→ Data for the task:
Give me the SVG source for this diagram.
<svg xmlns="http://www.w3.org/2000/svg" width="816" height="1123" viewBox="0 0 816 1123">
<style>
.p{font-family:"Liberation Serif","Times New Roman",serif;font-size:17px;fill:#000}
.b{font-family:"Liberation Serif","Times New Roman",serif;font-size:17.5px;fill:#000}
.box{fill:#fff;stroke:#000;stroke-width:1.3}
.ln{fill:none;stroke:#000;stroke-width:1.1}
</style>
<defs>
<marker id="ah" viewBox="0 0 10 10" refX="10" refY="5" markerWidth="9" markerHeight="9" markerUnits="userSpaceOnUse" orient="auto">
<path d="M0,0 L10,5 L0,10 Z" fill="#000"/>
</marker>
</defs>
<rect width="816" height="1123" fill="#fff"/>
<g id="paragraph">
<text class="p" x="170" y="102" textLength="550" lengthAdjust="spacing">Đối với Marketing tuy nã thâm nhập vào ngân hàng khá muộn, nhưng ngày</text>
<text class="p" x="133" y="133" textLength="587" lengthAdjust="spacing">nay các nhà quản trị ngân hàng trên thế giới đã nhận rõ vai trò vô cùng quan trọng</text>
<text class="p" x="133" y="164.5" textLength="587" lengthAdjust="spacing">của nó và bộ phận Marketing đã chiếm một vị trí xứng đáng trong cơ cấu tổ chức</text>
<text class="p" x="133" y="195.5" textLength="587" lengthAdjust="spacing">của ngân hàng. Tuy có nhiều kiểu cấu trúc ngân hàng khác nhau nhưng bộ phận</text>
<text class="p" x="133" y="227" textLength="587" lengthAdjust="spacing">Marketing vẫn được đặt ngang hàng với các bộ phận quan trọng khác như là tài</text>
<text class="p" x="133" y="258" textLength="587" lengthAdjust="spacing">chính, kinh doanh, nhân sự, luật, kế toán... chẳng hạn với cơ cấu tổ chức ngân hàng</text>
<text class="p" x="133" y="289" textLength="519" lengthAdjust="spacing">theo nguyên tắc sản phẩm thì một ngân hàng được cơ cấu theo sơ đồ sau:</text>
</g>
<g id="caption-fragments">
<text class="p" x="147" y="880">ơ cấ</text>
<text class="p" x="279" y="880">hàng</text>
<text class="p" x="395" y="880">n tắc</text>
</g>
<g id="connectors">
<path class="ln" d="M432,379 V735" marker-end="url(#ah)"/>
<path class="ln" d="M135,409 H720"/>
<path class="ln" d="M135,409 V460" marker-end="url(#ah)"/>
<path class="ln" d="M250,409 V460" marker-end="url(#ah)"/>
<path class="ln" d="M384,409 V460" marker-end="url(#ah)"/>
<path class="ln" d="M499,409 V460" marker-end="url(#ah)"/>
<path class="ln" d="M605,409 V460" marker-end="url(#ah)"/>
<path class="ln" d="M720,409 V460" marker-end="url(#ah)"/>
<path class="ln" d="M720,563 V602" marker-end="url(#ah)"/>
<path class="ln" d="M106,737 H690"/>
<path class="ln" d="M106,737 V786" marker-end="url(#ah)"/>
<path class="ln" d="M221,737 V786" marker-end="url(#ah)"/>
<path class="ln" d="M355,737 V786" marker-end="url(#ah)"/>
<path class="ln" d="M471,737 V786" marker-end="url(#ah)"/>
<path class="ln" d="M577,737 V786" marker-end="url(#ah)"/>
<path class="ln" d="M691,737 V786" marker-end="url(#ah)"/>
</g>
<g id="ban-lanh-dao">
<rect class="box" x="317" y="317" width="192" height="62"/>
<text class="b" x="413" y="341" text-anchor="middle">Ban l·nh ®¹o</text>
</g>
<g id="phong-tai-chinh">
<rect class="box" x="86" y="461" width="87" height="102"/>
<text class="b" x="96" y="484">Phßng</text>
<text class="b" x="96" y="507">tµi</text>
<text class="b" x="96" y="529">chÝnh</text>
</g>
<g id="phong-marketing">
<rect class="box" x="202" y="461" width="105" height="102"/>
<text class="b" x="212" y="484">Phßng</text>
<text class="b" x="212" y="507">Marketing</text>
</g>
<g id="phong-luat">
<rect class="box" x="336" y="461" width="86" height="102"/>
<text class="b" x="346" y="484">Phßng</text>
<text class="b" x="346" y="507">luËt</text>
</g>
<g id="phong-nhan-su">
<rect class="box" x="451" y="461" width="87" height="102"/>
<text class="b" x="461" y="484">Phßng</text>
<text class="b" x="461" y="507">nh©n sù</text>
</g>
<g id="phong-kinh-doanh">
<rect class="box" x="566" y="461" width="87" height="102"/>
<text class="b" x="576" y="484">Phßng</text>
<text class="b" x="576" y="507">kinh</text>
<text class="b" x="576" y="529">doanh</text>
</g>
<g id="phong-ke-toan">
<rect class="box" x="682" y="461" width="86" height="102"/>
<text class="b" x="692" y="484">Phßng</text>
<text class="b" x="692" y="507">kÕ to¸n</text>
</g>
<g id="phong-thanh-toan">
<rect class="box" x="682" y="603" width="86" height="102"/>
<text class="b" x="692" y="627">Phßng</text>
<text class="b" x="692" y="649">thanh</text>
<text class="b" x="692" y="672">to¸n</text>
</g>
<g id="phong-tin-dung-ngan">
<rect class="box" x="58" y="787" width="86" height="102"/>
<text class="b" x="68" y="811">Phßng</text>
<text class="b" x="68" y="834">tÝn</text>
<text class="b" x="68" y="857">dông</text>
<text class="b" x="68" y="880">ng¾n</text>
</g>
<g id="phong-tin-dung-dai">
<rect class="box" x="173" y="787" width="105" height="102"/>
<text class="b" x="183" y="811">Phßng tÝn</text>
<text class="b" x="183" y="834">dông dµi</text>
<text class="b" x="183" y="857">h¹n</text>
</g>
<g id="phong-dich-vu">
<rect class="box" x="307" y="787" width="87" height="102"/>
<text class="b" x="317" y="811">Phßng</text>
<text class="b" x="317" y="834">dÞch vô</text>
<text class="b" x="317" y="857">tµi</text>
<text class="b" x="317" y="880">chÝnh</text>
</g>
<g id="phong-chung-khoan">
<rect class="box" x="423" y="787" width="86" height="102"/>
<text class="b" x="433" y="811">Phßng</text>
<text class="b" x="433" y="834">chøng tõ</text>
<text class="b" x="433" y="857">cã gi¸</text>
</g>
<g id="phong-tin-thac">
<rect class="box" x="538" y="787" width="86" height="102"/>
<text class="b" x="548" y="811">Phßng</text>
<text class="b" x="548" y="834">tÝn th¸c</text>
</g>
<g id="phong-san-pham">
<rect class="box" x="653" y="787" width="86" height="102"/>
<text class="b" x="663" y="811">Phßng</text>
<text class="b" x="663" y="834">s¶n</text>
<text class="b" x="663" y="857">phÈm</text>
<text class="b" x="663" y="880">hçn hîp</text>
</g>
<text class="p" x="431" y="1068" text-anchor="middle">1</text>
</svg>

* * *

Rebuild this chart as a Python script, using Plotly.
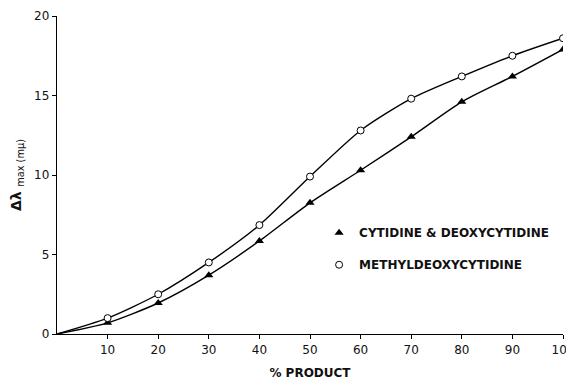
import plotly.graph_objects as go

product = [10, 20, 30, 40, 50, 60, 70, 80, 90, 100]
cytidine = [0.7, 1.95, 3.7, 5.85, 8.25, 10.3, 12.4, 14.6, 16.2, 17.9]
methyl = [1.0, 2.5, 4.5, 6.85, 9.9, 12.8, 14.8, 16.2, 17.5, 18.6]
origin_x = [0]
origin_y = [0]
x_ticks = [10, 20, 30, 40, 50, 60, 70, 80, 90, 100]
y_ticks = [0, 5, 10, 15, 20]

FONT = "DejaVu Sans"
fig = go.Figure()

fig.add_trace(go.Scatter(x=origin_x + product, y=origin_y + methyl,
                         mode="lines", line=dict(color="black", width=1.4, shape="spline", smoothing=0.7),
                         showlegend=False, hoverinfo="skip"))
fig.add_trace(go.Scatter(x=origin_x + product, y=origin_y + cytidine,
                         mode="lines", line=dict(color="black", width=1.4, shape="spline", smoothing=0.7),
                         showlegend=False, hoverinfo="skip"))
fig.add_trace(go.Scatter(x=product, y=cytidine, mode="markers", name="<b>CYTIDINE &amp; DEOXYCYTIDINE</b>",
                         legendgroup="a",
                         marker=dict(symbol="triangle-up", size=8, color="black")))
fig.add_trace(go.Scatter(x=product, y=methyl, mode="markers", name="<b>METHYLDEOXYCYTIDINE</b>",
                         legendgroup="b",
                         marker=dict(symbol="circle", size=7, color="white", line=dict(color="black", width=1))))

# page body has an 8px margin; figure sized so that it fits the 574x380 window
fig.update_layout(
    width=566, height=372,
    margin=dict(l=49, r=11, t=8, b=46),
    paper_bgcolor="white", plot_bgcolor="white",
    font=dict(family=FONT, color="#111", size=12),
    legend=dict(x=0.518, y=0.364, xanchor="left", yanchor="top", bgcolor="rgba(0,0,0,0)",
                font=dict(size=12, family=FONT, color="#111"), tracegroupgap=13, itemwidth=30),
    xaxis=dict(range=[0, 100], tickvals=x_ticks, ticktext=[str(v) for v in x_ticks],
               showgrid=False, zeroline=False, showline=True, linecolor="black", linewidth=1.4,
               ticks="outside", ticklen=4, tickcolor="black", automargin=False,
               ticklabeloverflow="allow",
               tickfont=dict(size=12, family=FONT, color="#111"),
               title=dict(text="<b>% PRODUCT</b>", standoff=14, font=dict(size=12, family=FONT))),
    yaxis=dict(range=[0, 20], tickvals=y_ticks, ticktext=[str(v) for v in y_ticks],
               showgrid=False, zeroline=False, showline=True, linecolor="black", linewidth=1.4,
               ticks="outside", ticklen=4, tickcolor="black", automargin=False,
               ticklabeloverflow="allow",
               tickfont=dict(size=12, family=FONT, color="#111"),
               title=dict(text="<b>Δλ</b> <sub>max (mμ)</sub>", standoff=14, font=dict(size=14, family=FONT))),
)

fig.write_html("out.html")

* * *

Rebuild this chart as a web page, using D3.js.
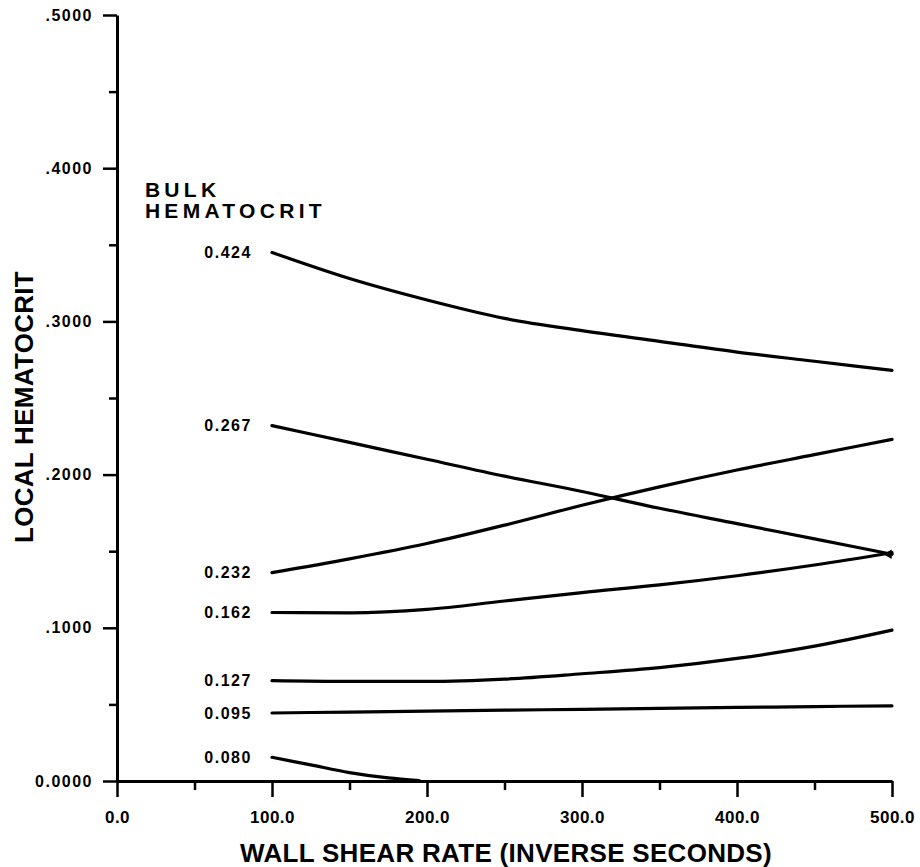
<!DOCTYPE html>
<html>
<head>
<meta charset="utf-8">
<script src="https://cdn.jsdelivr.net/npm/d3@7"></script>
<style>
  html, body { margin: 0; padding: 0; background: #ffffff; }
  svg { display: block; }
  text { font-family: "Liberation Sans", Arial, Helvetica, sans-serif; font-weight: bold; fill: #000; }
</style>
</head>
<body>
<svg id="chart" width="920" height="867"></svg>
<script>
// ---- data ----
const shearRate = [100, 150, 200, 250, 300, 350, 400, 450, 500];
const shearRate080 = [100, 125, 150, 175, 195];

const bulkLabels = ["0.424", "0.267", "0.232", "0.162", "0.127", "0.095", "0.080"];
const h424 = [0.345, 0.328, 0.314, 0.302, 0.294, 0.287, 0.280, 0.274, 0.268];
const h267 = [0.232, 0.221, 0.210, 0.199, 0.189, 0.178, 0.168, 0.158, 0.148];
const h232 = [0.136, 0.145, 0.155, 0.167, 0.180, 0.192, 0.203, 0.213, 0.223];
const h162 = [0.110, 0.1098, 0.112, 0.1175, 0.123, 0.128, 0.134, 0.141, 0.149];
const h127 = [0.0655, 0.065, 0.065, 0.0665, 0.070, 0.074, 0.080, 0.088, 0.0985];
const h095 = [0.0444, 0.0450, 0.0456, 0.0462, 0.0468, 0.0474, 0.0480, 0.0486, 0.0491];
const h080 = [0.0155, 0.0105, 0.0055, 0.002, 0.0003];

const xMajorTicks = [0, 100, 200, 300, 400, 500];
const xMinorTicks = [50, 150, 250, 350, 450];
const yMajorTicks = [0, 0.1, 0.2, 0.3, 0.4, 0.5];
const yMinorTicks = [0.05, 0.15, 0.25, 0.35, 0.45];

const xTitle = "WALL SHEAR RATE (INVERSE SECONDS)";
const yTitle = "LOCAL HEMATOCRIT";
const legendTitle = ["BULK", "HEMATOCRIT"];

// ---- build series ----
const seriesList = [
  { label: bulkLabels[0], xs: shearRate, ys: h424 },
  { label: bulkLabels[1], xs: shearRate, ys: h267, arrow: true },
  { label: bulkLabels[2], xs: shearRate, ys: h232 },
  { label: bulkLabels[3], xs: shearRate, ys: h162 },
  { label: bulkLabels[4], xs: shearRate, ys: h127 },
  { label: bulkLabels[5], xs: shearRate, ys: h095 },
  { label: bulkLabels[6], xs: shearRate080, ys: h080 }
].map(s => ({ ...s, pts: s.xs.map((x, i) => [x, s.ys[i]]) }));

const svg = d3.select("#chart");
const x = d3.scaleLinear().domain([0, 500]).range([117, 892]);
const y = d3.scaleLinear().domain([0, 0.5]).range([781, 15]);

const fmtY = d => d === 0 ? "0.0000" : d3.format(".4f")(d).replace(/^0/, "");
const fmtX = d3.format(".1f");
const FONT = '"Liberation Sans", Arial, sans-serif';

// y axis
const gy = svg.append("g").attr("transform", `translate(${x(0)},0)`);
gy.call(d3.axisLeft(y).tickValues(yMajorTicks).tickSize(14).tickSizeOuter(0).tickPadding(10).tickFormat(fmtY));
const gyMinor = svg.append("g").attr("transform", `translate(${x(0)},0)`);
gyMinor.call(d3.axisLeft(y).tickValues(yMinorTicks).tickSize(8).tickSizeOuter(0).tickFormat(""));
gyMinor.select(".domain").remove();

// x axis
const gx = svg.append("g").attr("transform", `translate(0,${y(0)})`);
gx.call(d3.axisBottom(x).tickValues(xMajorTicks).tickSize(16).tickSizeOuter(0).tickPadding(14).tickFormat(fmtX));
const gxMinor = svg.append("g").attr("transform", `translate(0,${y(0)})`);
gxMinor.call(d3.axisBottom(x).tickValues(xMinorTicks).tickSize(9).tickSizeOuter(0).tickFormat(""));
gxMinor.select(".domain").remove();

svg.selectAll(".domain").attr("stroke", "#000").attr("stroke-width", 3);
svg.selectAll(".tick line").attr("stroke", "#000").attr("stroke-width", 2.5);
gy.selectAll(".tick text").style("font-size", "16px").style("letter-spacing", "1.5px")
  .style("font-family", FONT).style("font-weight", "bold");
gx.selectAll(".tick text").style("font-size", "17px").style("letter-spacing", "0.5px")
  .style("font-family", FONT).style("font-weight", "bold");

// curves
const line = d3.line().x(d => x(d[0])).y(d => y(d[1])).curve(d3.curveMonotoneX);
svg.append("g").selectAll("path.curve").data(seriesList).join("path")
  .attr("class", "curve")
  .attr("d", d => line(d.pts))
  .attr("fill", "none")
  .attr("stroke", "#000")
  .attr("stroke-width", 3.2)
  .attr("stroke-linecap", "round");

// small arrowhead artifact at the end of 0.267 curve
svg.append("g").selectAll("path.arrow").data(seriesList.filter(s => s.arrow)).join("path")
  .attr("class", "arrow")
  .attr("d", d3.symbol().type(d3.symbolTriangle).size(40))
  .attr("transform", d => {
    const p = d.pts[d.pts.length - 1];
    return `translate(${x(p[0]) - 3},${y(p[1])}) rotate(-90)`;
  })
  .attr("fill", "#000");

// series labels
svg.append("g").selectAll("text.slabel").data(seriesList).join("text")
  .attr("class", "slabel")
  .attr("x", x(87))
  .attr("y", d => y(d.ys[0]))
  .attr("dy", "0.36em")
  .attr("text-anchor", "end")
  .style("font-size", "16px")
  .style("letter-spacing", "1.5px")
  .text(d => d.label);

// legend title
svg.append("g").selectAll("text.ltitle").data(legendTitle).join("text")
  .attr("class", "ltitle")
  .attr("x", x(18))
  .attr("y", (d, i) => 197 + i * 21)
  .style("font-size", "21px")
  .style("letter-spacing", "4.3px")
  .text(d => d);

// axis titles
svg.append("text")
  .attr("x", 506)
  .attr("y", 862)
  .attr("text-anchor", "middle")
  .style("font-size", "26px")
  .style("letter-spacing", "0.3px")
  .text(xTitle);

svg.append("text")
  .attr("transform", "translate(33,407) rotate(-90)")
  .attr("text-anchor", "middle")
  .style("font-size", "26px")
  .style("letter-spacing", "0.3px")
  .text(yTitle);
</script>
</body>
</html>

→ Problem to work on: Report all lines of the data that include the word "using".

→ Solved exercise:
Rebuild this chart as a Python script, using Plotly.
Rebuild this chart as a web page, using D3.js.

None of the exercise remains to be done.